In Los Angeles County, the county Department of Public Social Services (DPSS) administers CalWORKs. It has a caseload larger than any other jurisdiction except the States of California and New York and an annual budget of over $3 billion.

=== First Nations and CalWORKs ===
Federally recognized native tribes are also eligible to receive federal TANF funding to administer TANF programs ("Tribal TANF"). The State of California also provides funding to supplement the TANF grants received by tribes located within the state. This is allotted based on the number of families receiving benefits from each Tribal TANF program. For federally recognized tribes that do not implement TANF programs, county CalWORKs administrators are required to make CalWORKs benefits available. Members of unrecognized tribes are treated by the counties as residents, and so can receive CalWORKs as well.

== History ==
CalWORKs was created by the Welfare-to-Work Act of 1997. It replaced the former Greater Avenues to Independence (GAIN) program, the California implementation of the federal Aid to Families with Dependent Children (AFDC) program. At the federal level, AFDC was replaced with TANF in 1996, bringing work requirements that were stricter than those of the AFDC program, and a new cap on individuals' lifetime benefits. While these requirements for participants were stricter, TANF did give more freedom to states to design their implementations of the program than they had with the AFDC. The California Legislature initially created CalWORKs to be more generous than many other states' TANF implementations. The lifetime benefit cap was initially set at 60 months but was reduced in 2011 to 48 months, was increased once again to 60 months as of May 2022.

== Federal influence ==
Although states have broad freedom in the design and implementation of their TANF programs, they must meet certain requirements to receive federal funds. This puts the generosity or austerity of CalWORKs to some degree under the control of federal legislation.

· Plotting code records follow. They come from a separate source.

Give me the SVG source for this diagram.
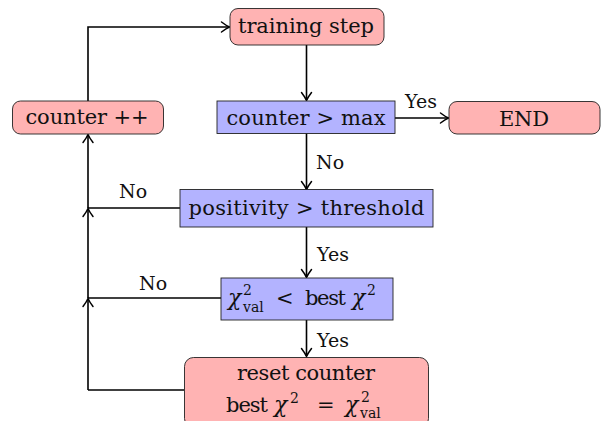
<svg xmlns="http://www.w3.org/2000/svg" width="604" height="421" viewBox="0 0 604 421">
<style>
.pink{fill:#ffb3b3;stroke:#222;stroke-width:0.9}
.blue{fill:#b3b3ff;stroke:#222;stroke-width:0.9}
.t{font-family:"DejaVu Serif","Liberation Serif",serif;font-size:21px;fill:#111;text-anchor:middle}
.s{font-family:"DejaVu Serif","Liberation Serif",serif;font-size:21px;fill:#111}
.i{font-style:italic;font-size:22px}
.sm{font-size:14px}
.lab{font-family:"DejaVu Serif","Liberation Serif",serif;font-size:19px;fill:#111}
.c{fill:none;stroke:#000;stroke-width:1.6}
</style>
<defs>
<marker id="ar" markerWidth="14" markerHeight="14" refX="0" refY="0" viewBox="-9 -7 11 14" orient="auto" markerUnits="userSpaceOnUse">
<path d="M-7.5,-5 Q-2.5,-1.2 0.5,0 Q-2.5,1.2 -7.5,5" fill="none" stroke="#000" stroke-width="1.5" stroke-linecap="round"/>
</marker>
</defs>
<g id="connectors">
<path class="c" d="M88,101 V27 H229" marker-end="url(#ar)"/>
<path class="c" d="M306.5,45 V100" marker-end="url(#ar)"/>
<path class="c" d="M395,118 H448" marker-end="url(#ar)"/>
<path class="c" d="M306.5,133 V189" marker-end="url(#ar)"/>
<path class="c" d="M306.5,227 V277" marker-end="url(#ar)"/>
<path class="c" d="M306.5,320 V356" marker-end="url(#ar)"/>
<path class="c" d="M180,208 H88"/>
<path class="c" d="M221,298 H88"/>
<path class="c" d="M184,390 H88"/>
<path class="c" d="M88,208 V135" marker-end="url(#ar)"/>
<path class="c" d="M88,298 V209" marker-end="url(#ar)"/>
<path class="c" d="M88,390 V299" marker-end="url(#ar)"/>
<text class="lab" x="405" y="108">Yes</text>
<text class="lab" x="316" y="169">No</text>
<text class="lab" x="317" y="261">Yes</text>
<text class="lab" x="317" y="347">Yes</text>
<text class="lab" x="119" y="198">No</text>
<text class="lab" x="139" y="290">No</text>
</g>
<g id="training-step">
<rect class="pink" x="230" y="8.5" width="154" height="36.5" rx="8"/>
<text class="t" x="306" y="33" textLength="136">training step</text>
</g>
<g id="counter-inc">
<rect class="pink" x="12.5" y="101" width="151" height="33" rx="8"/>
<text class="t" x="87" y="124" textLength="123">counter ++</text>
</g>
<g id="counter-max">
<rect class="blue" x="217" y="101" width="178" height="32.5"/>
<text class="t" x="306" y="125" textLength="159">counter &gt; max</text>
</g>
<g id="end">
<rect class="pink" x="449" y="101.5" width="151" height="32.5" rx="8"/>
<text class="t" x="524" y="126" textLength="50">END</text>
</g>
<g id="positivity">
<rect class="blue" x="180" y="189.5" width="253" height="37.5"/>
<text class="t" x="306.5" y="215" textLength="236">positivity &gt; threshold</text>
</g>
<g id="chi-compare">
<rect class="blue" x="221" y="278" width="172" height="42"/>
<text class="s"><tspan class="i" x="228" y="305">χ</tspan><tspan class="sm" x="243" y="295">2</tspan><tspan class="sm" x="243" y="312">val</tspan><tspan x="276" y="305">&lt;</tspan><tspan x="305" y="305" textLength="41">best</tspan><tspan class="i" x="352" y="305">χ</tspan><tspan class="sm" x="367" y="295">2</tspan></text>
</g>
<g id="reset">
<rect class="pink" x="184.5" y="357.5" width="244" height="70" rx="9"/>
<text class="t" x="306" y="380" textLength="138">reset counter</text>
<text class="s"><tspan x="226" y="412" textLength="42">best</tspan><tspan class="i" x="274" y="412">χ</tspan><tspan class="sm" x="290" y="403">2</tspan><tspan x="317" y="412">=</tspan><tspan class="i" x="345" y="412">χ</tspan><tspan class="sm" x="361" y="402">2</tspan><tspan class="sm" x="360" y="418">val</tspan></text>
</g>
</svg>
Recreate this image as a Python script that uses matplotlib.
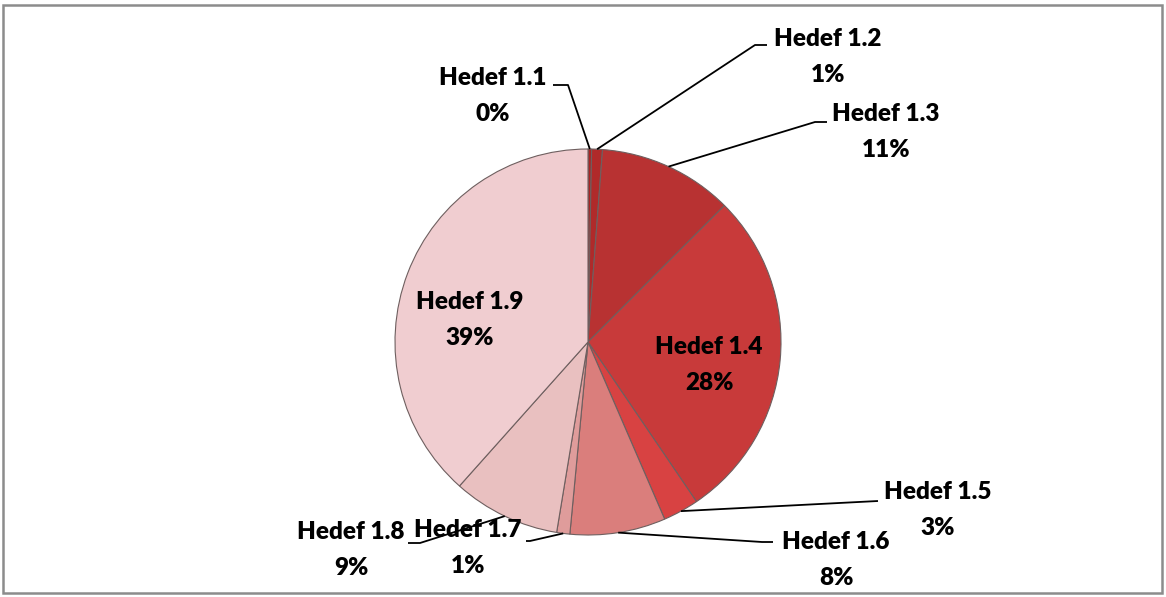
import numpy as np
import matplotlib
matplotlib.use("Agg")
import matplotlib.pyplot as plt

labels = ["Hedef 1.1", "Hedef 1.2", "Hedef 1.3", "Hedef 1.4", "Hedef 1.5",
          "Hedef 1.6", "Hedef 1.7", "Hedef 1.8", "Hedef 1.9"]
shares = [0.3, 0.9, 11.3, 28.0, 3.0, 8.0, 1.1, 9.0, 38.4]
pct_text = ["0%", "1%", "11%", "28%", "3%", "8%", "1%", "9%", "39%"]
colors = ["#a82424", "#b02a2a", "#b83232", "#c83a3a", "#d84242",
          "#da7e7c", "#df9c9b", "#e9c0c0", "#f0cdd0"]

plt.rcParams["font.family"] = ["Lato", "DejaVu Sans"]

W, H = 1166, 597
fig = plt.figure(figsize=(W / 100, H / 100), dpi=100)
ax = fig.add_axes([0, 0, 1, 1])

cx, cy, r = 588, H - 342, 193
wedges, _ = ax.pie(shares, colors=colors, startangle=90, counterclock=False,
                   center=(cx, cy), radius=r, frame=True,
                   wedgeprops=dict(edgecolor="#6e5f5f", linewidth=0.8))
ax.set_xlim(0, W)
ax.set_ylim(0, H)
ax.set_aspect("equal")
ax.axis("off")

# label text centres (pixels, y from top), leader elbow and tick end
label_pos = {
    0: (493, 96, (568, 85), (553, 85)),
    1: (828, 57, (755, 45), (767, 45)),
    2: (886, 132, (815, 122), (827, 122)),
    3: (709, 365, None, None),
    4: (938, 510, (878, 501), None),
    5: (836, 560, (762, 542), (773, 542)),
    6: (468, 548, (530, 541), (526, 541)),
    7: (351, 550, (420, 543), (408, 543)),
    8: (470, 320, None, None),
}

for i, w in enumerate(wedges):
    tx, ty, elbow, tick = label_pos[i]
    ax.text(tx, H - ty, f"{labels[i]}\n{pct_text[i]}", ha="center", va="center",
            fontsize=17.5, fontweight="heavy", color="black", linespacing=1.75)
    if elbow is None:
        continue
    mid = np.deg2rad((w.theta1 + w.theta2) / 2)
    px, py = cx + r * np.cos(mid), cy + r * np.sin(mid)
    if i == 0:
        py = cy + r
    xs, ys = [px, elbow[0]], [py, H - elbow[1]]
    if tick is not None:
        xs.append(tick[0])
        ys.append(H - tick[1])
    ax.plot(xs, ys, color="black", linewidth=1.3, solid_capstyle="butt")

fig.add_artist(plt.Rectangle((3 / W, 4 / H), (W - 7) / W, (H - 9) / H,
                             transform=fig.transFigure, fill=False,
                             edgecolor="#8c8c8c", linewidth=1.8))

fig.savefig("out.png", dpi=100)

The effects of such reductions in benefits are of course varied and complex. California conducted a controlled experiment of a 15% reduction in maximum benefits (as well as other reductions) of the AFDC program beginning in 1991 that illustrates some of these impacts. After 7 years, the employment rates and average wages were somewhat higher for AFDC recipients who had been placed in the reduced-benefit program than in the control group. This could be explained by participants having a greater need for employment income when their benefits are smaller. The average disposable incomes (including wages and benefits) for the reduced-benefit group stayed approximately equal to that of the control group, however, as increases in wages made up for decreases in benefits. This disposable income (for both groups) remained well below the poverty line.

A key way the federal government exerts its influence is by threatening a reduction in funding unless at least 50% of families receiving monthly payments meet work or job training requirements. Specifically, to be counted toward this Work Participation Rate (WPR), parents must perform 30 hours per week (20 for single parents with a child under 6) of work, or work-related activities such as job training, job search assistance, or community service. In 2017, California had a WPR of 61%, thanks mainly to the 52% of recipients of federal money who had un-subsidized employment.

The state has responded to accountability to federal work participation requirements in several ways. Governor Jerry Brown proposed reforms—enacted in 2012—to require recipients to be engaged in federally approved work activities after the first 24 months of aid (during which time a more flexible set of work activities is available). This change was also intended to decrease the time recipients spend in the program, hence cutting costs at the same time as guarding against a reduction in federal funding. The state also extends this accountability to the counties through a policy of decreasing funding to counties that don't meet the federal rate in the event that the state as a whole receives a penalty. The state further requires CalWORKs recipients, along with their caseworker, to construct plans for beginning work-activities as soon as possible.